Who needs friends when you have an enemy like Sergio Garcia? Tiger Woods did not so much win the Players Championship as fish it out of the water after Garcia’s challenge drowned at the penultimate hole.

Coming off a birdie at 16 to drawl level with Woods, who made his par at 17 to stay 13 under par, Garcia sent consecutive tee shots into the drink surrounding the island green. There was no Woods to blame for a drawing his club this time. The first was a shocker, the second no better and down the leaderboard he sank after posting a quadruple bogey 7.

Garcia rinsed another off the 18th tee, but it was no longer relevant, except to his bank manager.
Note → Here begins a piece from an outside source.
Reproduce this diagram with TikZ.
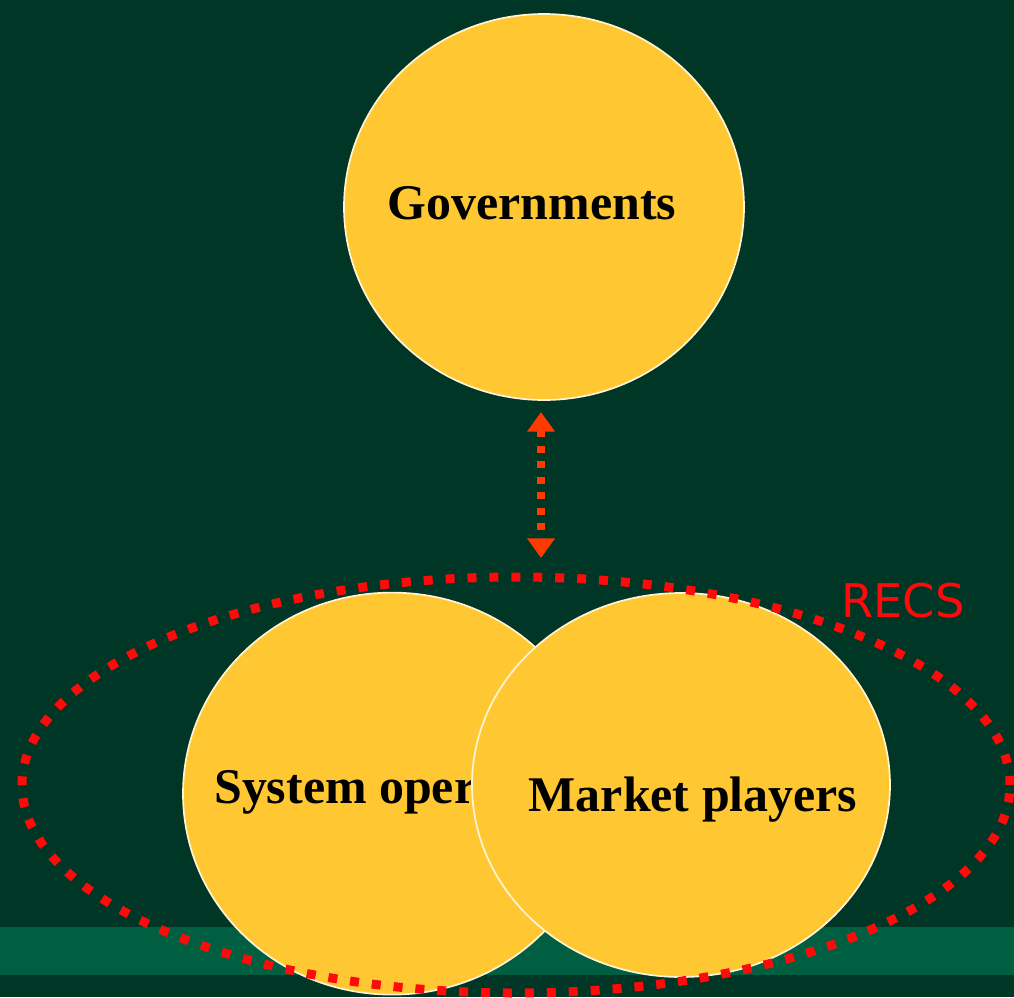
\documentclass[tikz,border=0pt]{standalone}
\usepackage{fontspec}
\setmainfont{Liberation Serif}
\newfontfamily\recsfont{DejaVu Sans}
\usetikzlibrary{shapes.geometric,arrows.meta}
\definecolor{bgdark}{HTML}{003626}
\definecolor{bandgreen}{HTML}{005F40}
\definecolor{gold}{HTML}{FFC832}
\definecolor{rim}{HTML}{FFF4D6}
\definecolor{recsred}{HTML}{FF0A0A}
\definecolor{arrowred}{HTML}{FF3A00}
\tikzset{
  actor/.style={ellipse, fill=gold, draw=rim, line width=1.2pt, inner sep=0pt, outer sep=0pt},
  actortext/.style={inner sep=0pt, font=\fontsize{35.5}{40}\selectfont\bfseries, text=black},
  recsring/.style={ellipse, draw=recsred, line width=6.4pt, dash pattern=on 6.4pt off 9.2pt, inner sep=0pt},
  link/.style={draw=arrowred, line width=5pt, dash pattern=on 5pt off 6pt,
    {Triangle[width=19pt,length=14pt]}-{Triangle[width=19pt,length=14pt]}}
}
\begin{document}
\begin{tikzpicture}
\fill[bgdark] (0,0) rectangle (25.35,-24.925);
\useasboundingbox (0,0) rectangle (25.35,-24.925);
\fill[bandgreen] (0,-23.175) rectangle (25.35,-24.375);
\node[actor, minimum width=10cm, minimum height=9.65cm] (gov) at (13.6,-5.175) {};
\node[actortext] (govtext) at (13.3,-5.08) {Governments};
\node[actor, minimum width=10.45cm, minimum height=10.05cm] (sys) at (9.8,-19.84) {};
\node[actortext, anchor=west] (systext) at (5.35,-19.8) {System operator};
\node[actor, minimum width=10.45cm, minimum height=9.6cm] (mkt) at (17.025,-19.625) {};
\node[actortext] (mkttext) at (17.325,-19.98) {Market players};
\node[recsring, minimum width=24.7cm, minimum height=10.4cm] (recs) at (12.9,-19.625) {};
\node[text=recsred, font=\recsfont\fontsize{33}{36}\selectfont] (recslabel) at (22.575,-15.025) {RECS};
\coordinate (atop) at (13.525,-10.3);
\coordinate (abot) at (13.525,-13.95);
\draw[link] (atop) -- (abot);
\end{tikzpicture}
\end{document}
The mistake ultimately cost him $1.5 million, the difference between victory and his final resting place, a tie for eighth.

Up on the green Woods calmly slotted his par for a round of 70 and his third win in four outings by two shots. Rookie David Lingmerth, playing alongside Garcia in the final group, had a putt for birdie to force a play-off but turned it into a bogey.

That Woods had opened the door to his rivals with a double bogey at 14 after finding water himself was no more than a detail in the end. Controversy bubbled briefly when TV pundit Johnny Miller questioned the validity of his drop but playing partner Casey Wittenberg validated Woods’s decision and the rumblings quickly subsided.

So Woods added the ‘fifth major’ to his list of PGA Tour victories for the second time. His first came 12 years ago during his formidable peak. It is his fourth victory in six stroke play events on the PGA Tour this year and we are in only the second week of May.

Scot Martin Laird, who finished second last year, was the highest finishing Briton in a share of fifth, three strokes adrift. Rory McIlroy fired four birdies in his closing six holes, including a hat-trick from the 15th, for a round of 70 and a share of eighth place on seven under par alongside Lee Westwood. Luke Donald was two back on five under.